| Instructions to follow |
Set down exactly the lines in the records below that run from the line with "Convert this chart" to the line with "const gridX1 = 387;", inclusive, and nothing more.

◇ ◇ ◇ ◇ ◇

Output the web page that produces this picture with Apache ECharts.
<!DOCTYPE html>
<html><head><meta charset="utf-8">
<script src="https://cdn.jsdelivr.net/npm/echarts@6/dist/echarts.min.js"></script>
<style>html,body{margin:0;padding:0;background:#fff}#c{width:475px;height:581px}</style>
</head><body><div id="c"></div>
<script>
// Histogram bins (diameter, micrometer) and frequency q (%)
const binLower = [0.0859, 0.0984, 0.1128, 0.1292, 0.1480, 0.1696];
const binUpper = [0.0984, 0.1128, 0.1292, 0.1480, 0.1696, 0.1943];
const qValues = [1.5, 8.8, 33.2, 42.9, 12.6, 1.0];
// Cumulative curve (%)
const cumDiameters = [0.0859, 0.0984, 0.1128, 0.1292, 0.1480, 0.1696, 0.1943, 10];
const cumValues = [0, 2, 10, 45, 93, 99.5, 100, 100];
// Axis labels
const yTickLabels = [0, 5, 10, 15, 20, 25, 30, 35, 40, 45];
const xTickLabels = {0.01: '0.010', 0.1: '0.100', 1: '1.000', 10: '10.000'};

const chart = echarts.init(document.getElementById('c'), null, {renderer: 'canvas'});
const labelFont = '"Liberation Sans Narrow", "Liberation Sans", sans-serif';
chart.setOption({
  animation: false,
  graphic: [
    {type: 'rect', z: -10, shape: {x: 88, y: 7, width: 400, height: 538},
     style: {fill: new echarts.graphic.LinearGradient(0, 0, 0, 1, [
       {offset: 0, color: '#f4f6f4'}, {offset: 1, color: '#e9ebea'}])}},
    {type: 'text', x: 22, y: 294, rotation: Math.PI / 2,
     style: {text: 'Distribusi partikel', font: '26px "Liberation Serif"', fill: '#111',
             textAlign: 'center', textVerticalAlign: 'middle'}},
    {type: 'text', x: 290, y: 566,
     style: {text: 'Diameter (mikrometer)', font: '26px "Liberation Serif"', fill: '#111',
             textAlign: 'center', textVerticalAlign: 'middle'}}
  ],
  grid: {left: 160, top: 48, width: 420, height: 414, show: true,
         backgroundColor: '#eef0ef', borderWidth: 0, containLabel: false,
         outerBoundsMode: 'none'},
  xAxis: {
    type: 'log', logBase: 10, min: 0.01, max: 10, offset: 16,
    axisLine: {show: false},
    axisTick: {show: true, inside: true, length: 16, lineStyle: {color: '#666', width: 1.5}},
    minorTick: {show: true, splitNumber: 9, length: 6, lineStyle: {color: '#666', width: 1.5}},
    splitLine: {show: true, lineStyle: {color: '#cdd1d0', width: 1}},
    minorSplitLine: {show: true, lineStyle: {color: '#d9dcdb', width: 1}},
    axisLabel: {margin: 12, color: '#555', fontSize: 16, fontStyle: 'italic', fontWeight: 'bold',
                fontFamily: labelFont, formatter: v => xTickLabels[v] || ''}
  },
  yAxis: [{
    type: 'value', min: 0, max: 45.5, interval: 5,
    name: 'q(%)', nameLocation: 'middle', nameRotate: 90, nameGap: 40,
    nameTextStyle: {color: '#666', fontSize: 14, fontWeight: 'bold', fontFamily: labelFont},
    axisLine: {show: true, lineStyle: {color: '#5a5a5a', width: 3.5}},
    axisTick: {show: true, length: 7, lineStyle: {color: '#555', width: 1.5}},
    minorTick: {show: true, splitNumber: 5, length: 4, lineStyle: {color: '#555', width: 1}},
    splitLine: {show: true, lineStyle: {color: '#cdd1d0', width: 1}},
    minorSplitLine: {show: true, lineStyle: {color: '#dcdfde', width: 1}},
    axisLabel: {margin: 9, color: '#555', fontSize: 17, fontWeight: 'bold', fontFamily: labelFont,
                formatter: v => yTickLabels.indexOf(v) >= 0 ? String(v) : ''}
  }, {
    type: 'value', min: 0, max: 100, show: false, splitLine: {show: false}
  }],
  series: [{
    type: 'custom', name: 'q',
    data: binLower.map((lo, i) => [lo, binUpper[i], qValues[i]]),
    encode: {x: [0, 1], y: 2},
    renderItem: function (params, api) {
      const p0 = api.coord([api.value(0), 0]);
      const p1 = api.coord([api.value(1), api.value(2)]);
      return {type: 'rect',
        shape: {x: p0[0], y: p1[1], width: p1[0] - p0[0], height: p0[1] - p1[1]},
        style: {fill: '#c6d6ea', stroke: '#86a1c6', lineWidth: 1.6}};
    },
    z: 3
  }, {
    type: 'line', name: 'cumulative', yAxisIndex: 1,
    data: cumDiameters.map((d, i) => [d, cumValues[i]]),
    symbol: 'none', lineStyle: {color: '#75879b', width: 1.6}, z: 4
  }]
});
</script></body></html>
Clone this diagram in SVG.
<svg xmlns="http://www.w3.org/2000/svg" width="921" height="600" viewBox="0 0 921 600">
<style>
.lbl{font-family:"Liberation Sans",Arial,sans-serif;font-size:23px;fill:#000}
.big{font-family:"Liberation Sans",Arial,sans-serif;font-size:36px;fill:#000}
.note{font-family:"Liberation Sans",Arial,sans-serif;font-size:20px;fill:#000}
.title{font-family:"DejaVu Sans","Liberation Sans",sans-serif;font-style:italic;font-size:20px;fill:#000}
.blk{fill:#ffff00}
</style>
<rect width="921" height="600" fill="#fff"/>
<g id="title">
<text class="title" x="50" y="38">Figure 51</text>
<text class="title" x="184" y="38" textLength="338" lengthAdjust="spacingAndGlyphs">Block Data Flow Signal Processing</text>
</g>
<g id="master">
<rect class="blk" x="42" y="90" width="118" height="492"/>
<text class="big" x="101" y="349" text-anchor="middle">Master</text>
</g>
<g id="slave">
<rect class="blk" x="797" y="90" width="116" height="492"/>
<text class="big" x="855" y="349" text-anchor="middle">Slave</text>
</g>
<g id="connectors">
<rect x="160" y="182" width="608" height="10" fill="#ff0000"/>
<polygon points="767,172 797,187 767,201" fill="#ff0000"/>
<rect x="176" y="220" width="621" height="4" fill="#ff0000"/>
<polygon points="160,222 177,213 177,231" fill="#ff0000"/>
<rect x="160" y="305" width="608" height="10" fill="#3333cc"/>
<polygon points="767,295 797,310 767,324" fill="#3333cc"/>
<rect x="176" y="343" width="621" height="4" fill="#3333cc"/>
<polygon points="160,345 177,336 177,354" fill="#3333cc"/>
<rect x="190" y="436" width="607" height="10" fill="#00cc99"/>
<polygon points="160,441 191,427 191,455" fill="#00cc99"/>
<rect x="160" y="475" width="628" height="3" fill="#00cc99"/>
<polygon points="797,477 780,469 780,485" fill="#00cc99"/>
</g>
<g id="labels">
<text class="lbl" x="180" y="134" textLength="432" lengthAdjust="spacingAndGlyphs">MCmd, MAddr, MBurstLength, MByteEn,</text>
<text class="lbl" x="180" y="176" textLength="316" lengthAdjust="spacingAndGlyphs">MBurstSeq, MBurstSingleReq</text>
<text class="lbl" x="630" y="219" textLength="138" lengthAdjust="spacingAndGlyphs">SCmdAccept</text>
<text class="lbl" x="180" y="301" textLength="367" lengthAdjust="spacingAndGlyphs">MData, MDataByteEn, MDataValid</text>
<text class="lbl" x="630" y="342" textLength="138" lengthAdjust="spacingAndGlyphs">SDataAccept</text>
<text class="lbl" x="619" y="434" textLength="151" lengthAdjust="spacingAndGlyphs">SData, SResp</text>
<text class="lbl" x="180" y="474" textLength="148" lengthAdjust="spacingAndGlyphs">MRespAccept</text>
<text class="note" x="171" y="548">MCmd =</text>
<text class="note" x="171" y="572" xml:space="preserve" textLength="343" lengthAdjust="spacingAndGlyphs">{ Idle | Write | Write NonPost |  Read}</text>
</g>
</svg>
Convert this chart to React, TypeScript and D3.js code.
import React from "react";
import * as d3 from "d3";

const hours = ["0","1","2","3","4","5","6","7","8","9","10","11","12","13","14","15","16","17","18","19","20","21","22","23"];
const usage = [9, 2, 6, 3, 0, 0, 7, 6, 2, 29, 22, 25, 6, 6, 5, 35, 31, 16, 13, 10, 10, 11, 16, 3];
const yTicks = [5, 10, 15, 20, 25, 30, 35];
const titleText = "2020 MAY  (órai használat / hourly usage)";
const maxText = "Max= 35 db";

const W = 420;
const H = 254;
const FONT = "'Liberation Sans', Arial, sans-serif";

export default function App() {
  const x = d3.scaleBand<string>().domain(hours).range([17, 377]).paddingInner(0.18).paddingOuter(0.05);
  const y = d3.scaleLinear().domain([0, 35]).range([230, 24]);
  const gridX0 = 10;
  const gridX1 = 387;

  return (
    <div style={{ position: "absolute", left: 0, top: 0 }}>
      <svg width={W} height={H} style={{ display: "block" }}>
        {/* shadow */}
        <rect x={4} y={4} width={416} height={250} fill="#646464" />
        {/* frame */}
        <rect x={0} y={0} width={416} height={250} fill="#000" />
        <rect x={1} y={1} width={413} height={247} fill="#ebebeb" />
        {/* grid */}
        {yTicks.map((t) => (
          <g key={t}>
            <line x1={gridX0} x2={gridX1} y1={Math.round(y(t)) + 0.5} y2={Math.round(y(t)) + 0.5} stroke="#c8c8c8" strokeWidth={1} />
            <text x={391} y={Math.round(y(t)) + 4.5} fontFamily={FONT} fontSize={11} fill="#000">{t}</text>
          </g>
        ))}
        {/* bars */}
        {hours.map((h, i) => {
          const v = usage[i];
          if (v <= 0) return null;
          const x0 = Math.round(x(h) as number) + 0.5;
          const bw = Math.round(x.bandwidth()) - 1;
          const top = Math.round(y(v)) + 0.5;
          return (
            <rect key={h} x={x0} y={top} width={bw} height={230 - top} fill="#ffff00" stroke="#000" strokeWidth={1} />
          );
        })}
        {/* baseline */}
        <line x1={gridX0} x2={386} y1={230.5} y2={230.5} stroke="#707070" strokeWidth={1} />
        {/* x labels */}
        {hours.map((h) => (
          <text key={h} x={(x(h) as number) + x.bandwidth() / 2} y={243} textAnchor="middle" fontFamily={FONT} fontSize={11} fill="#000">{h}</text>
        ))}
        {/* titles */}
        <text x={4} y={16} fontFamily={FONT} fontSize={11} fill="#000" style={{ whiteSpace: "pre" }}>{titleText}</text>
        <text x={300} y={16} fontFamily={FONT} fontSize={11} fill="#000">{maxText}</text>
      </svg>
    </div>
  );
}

◇ ◇ ◇ ◇ ◇

| Written solution |
Convert this chart to React, TypeScript and D3.js code.
import React from "react";
import * as d3 from "d3";

const hours = ["0","1","2","3","4","5","6","7","8","9","10","11","12","13","14","15","16","17","18","19","20","21","22","23"];
const usage = [9, 2, 6, 3, 0, 0, 7, 6, 2, 29, 22, 25, 6, 6, 5, 35, 31, 16, 13, 10, 10, 11, 16, 3];
const yTicks = [5, 10, 15, 20, 25, 30, 35];
const titleText = "2020 MAY  (órai használat / hourly usage)";
const maxText = "Max= 35 db";

const W = 420;
const H = 254;
const FONT = "'Liberation Sans', Arial, sans-serif";

export default function App() {
  const x = d3.scaleBand<string>().domain(hours).range([17, 377]).paddingInner(0.18).paddingOuter(0.05);
  const y = d3.scaleLinear().domain([0, 35]).range([230, 24]);
  const gridX0 = 10;
  const gridX1 = 387;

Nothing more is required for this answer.